أَلّٰلهُمَّ إِنِّيْٓ أَشْكُوْٓ إِلَيْكَ ضَعْفَ قُوَّتِيْ وَقِلَّةَ حِيْلَتِيْ وَهَوَانِيْ عَلَى النَّاسِ يٰٓا أَرْحَمَ الرَّاحِمِيْنَ أَنْتَ رَبُّ الْمُسْتَضْعَفِيْنَ وَأَنْتَ رَبِّيْٓ ِالىٰ مَنْ تَكِلُنِيْ؟ أَإِلىٰ عَدُوٍّ بَعِيْدٍ يَتَجَهَّمُنِيْ؟ أَمْ إِلىٰ صَدِيْقٍ قَرِيْبٍ مَلَّكْتَهٗ أَمْرِيْ؟ ِانْ لَمْ يَكُنْ لَكَ عَلىٰ غَضَبٍ فَمٰآ أُبَالِى وَلٰكِنَّ عَافِيَتَكَ أَوْسَعُ لِيْٓ أَعُوْذُ بِنُوْرِ وَجْهِكَ الَّذِيْٓ أَشْرَقَتْ بِهِ الظُّلُمَاتُ وَصَلَحَ عَلَيْهِ أَمْرُ الدُّنْيَا وَالْاٰخِرَةِ مِنْ أَنْ يَنْزِلَ بِيْ غَضَبُكَ أَوْ يَحُلُّ عَلَيَّ سُخْطُكَ لَكَ الْحَمْدُ حَتّٰى تَرْضٰى وَلَاحَوْلَ وَلَاقُوَّةَ اِلَّا بِكَ.

Artinya: “Allahuma Ya Allah, sesungguhnya aku mengadukan kepada-Mu kelemahanku, kekurangan daya upaya dan kehinaanku di hadapan manusia. Wahai Tuhan Yang Maha Penyayang di antara para penyayang, Engkaulah Tuhan orang-orang yang lemah dan Tuhan pelindungku. Kepada siapa hendak Engkau serahkan nasibku? Apakah Kepada musuh yang jauh yang berwajah muram kepadaku? Ataukah kepada teman dekat yang Engkau kuasakan kepadanya urusanku? Asalkan Engkau tidak murka kepadaku, aku tidak peduli sebab sungguh luas kenikmatan yang Engkau limpahkan kepadaku. Aku berlindung kepada-Mu dengan cahaya wajah-Mu yang menyinari kegelapan dan karena itu yang membawa kebaikan di dunia dan akhirat dari turunnya kemurkaan-Mu dan yang akan Engkau timpakan kepadaku. Segala puji hanya milik-Mu sehingga Engkau ridha kepadaku. Dan, tiada daya upaya melainkan dengan pertolongan-Mu.”
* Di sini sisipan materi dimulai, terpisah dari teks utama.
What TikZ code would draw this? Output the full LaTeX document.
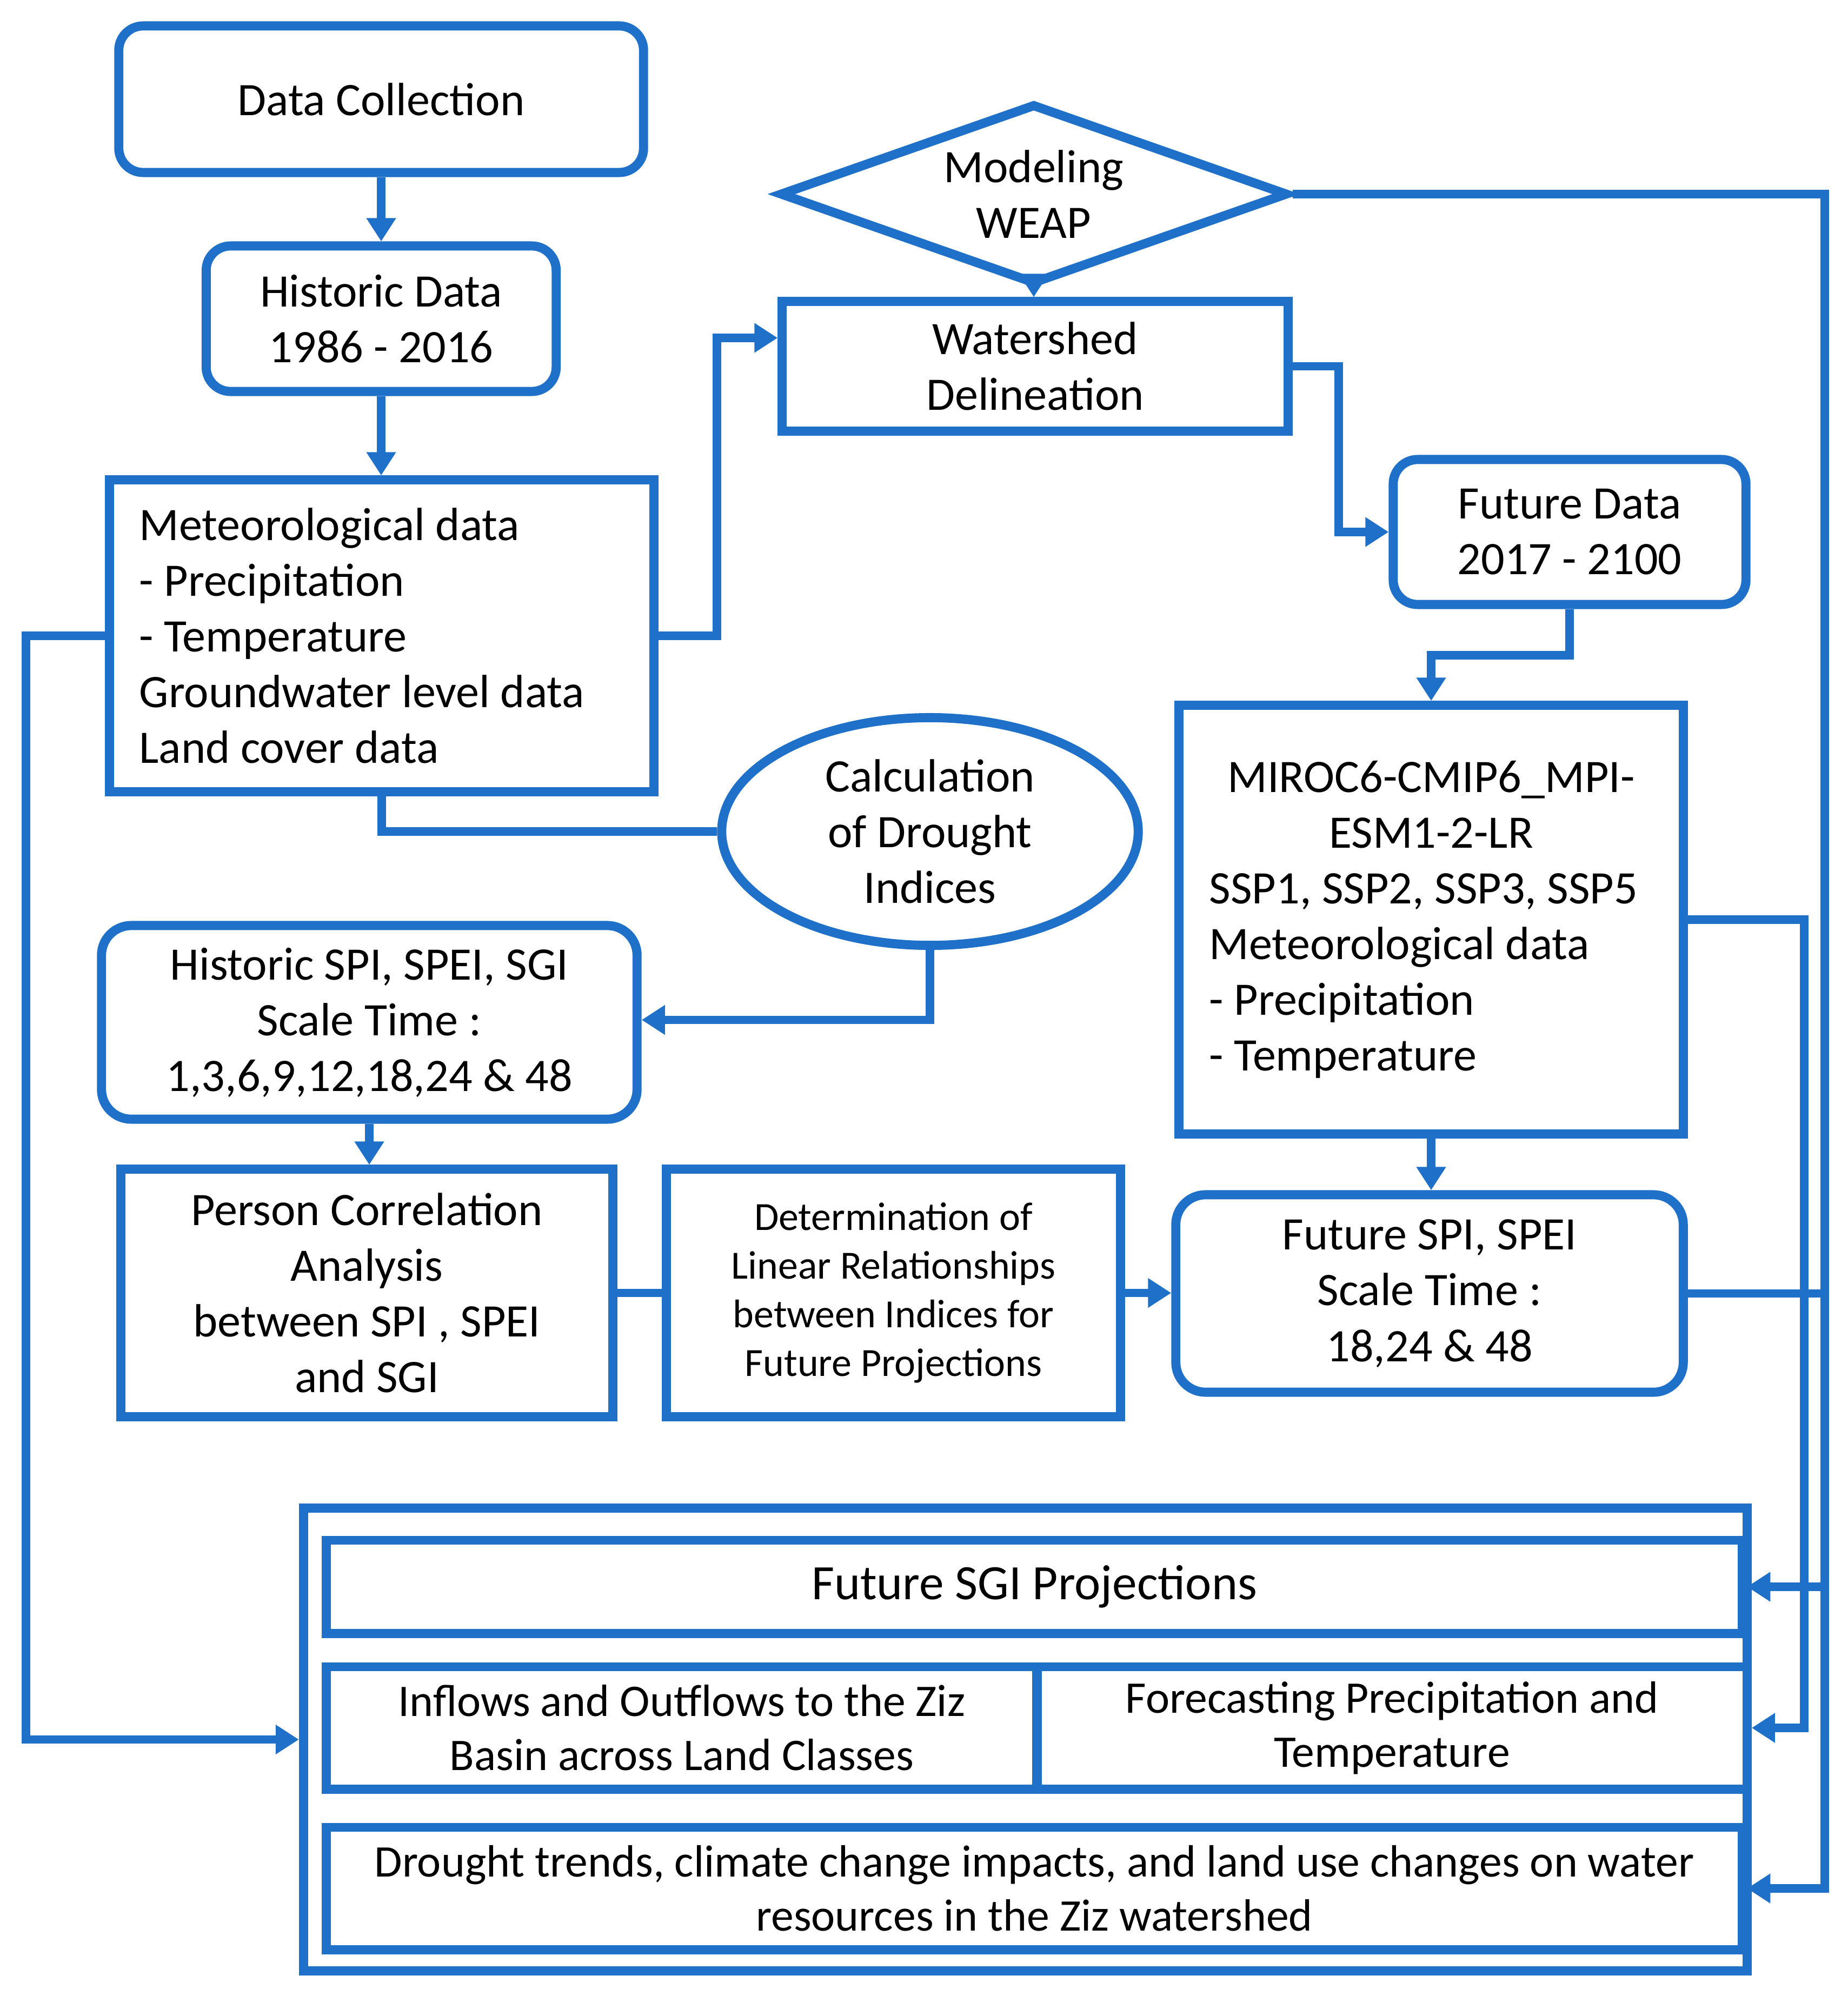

Imam Syafi’i melanjutkan, “Belum selesai saya membaca doa itu, sudah terdengar ada orang mengetuk pintu. Ketika pintu saya buka, saya lihat Rabi’, perdana menteri Harun Al-Rasyid, berdiri di sana.” Ia berkata, “Tuan, khalifah meminta tuan datang menemuinya.” Maka saya pun pergi bersamanya menemui khalifah. Ketika kami sampai di hadapan khalifah, ia bangkit dari tempat duduknya menyambut saya sambil tersenyum ia berkata, “Anda memang seorang muslim yang baik dan imam teladan. Orang seperti Anda ini tidak takut akan celaan orang dalam menegakkan agama Allah.” Ketahuilah wahai fakih, tadi malam saya mendapat teguran berkaitan dengan dirimu. Maka pulanglah! Engkau telah mendapatkan pengawasan dan perlindungan.” Kemudian Harun Al-Rasyid memberi beliau hadiah uang sebanyak 10 ribu dinar. Lalu uang tersebut dibagi-bagikan oleh Imam Syafi’i di hadapan khalifah, kemudian beliau pulang. Semoga Allah merahmati dan meridai beliau, amin. Ini semua adalah berkat berpegang teguh pada sunah penghulu para rasul . Mudah-mudahan Allah mewafatkan kita atas sunah tersebut. Segala puji hanya untuk Allah Tuhan semesta alam.